Since the beginning of the year I have a new tool: the Hemingway App.
It is a dead simple word processor, but it is unique in that it nudges you to write like Ernest Hemingway. This means:
- Short sentences
- Simple words. Example: replace "participate" with "take part".
- Few or no adverbs. They are "kryptonite for verbs". Replace your verb with a more forceful one and kill the adverb.
- Few or no passive forms.
The idea is getting your reader to focus on your message, not your prose.
Here’s the clever bit: Hemingway dispenses its advice in real time. When your sentence becomes too long, bang! It becomes highlighted in red. You want the red to go away, so you rethink the sentence and break it down. At the end, you have simpler, clearer writing.
Native speakers of romance languages, like Italian or French, are seldom fans of this style. We like clarity, sure, but terse writing seems a little… inconsiderate. Yet, I submit that Hemingway’s style is great for online debate. Edgeryders is a good case in point. We write to interact with others; if we do it well, many people end up reading what we write. The potential for wasting people’s time in struggling with unclear phrasing is large.
The math is simple. A good post in Edgeryders gets 100-200 readers. A top-notch one gets 400-600. Suppose you reword your post and manage to make your reading time go down by one minute. Congratulations! You just saved the community 2 to 10 hours of reading time.
You might ask: what about subtlety? We use adverbs to attenuate our meaning. This is typical of academic writing: academics are not supposed to write “X is true”, but “X is (generally/likely) true”.
At Edgeryders, we believe open conversation is an engine of collective intelligence. The operative word here is “collective”. The best contributors are those who create the most opportunities for others to contribute. A great way to make space for others is to make one’s statements vulnerable to falsification. If I say “X may be true”, I can never be wrong, even if X is false. I covered my individual back. We as a collective pay the price, because many people do not engage with non-falsifiable statements. And we know from Karl Popper’s work that there is no way to make progress outside falsification. The collective smarts of a group comes down to its protocol for disagreeing.
The Hemingway App encourages clarity. A clear statement is more falsifiable. A group that communicates with clarity will have more collective smart than one that does not. By the same token, clarity entails a risk for the communicator. If you are clear and you make a mistake, someone is bound to notice and call you out on it. If you make mistakes, even many deliberate ones, and shroud them in bullshit, you’ll get away with it. Alan Sokal’s famous hoax showed it.

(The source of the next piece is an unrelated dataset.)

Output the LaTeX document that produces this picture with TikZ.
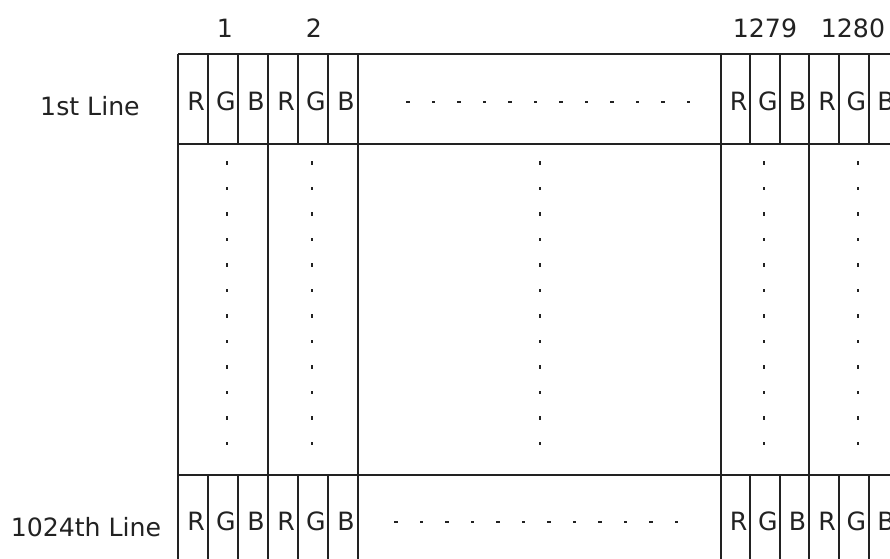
\documentclass[tikz,border=0pt]{standalone}
\usepackage{fontspec}
\setmainfont{DejaVu Sans}
\usetikzlibrary{positioning}
\definecolor{GridLine}{HTML}{222222}
\tikzset{every node/.style={font=\fontsize{21.5}{25}\selectfont,text=GridLine,inner sep=0pt},
 grid/.style={draw=GridLine,line width=0.72mm},dotmark/.style={fill=GridLine}}

\begin{document}
\begin{tikzpicture}[x=0.3mm,y=-0.3mm]
\useasboundingbox (0,0) rectangle (890,558);
\clip (0,0) rectangle (890,558);
% rules of the grid
\foreach \y in {54,144,475} \draw[grid] (178,\y)--(900,\y);
\foreach \x in {178,208,238,268,298,328,358,721,750,780,809,839,869,899} {
  \draw[grid] (\x,54)--(\x,144);
  \draw[grid] (\x,475)--(\x,560);}
\foreach \x in {178,268,358,721,809} \draw[grid] (\x,144)--(\x,475);
% pixel numbers and line names
\node (n1) at (225,28) {1};
\node (n2) at (314,28) {2};
\node (n1279) at (765,28) {1279};
\node (n1280) at (853,28) {1280};
\node (first) at (90,106) {1st Line};
\node (last) at (86,527) {1024th Line};
% sub pixels
\foreach \c [count=\i from 0] in {R,G,B,R,G,B} {
  \node (ta\i) at (196+30*\i,101) {\c};
  \node (tb\i) at (738.5+29.5*\i,101) {\c};
  \node (ba\i) at (196+30*\i,521) {\c};
  \node (bb\i) at (738.5+29.5*\i,521) {\c};}
% dots
\foreach \x in {227,312,540,764,858}
  \foreach \k in {0,...,11} \fill[dotmark] (\x-1.3,163+25.5*\k-1.8) rectangle ++(2.6,3.6);
\foreach \k in {0,...,11} {
  \fill[dotmark] (408+25.5*\k-1.8,102-1.3) rectangle ++(3.6,2.6);
  \fill[dotmark] (396+25.5*\k-1.8,522-1.3) rectangle ++(3.6,2.6);}
\end{tikzpicture}
\end{document}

I have decided clarity works for me. I accept the individual risk. What I get in return is the opportunity to be part of a smart group, that learns faster because its members are not afraid of making mistakes in public. So, Hemingway App it is for me. This very post was written with it. Now I am sharing this tip with you in the hope it is useful to you, too.
You can try it here. After some use, I bought the desktop version for ten dollars.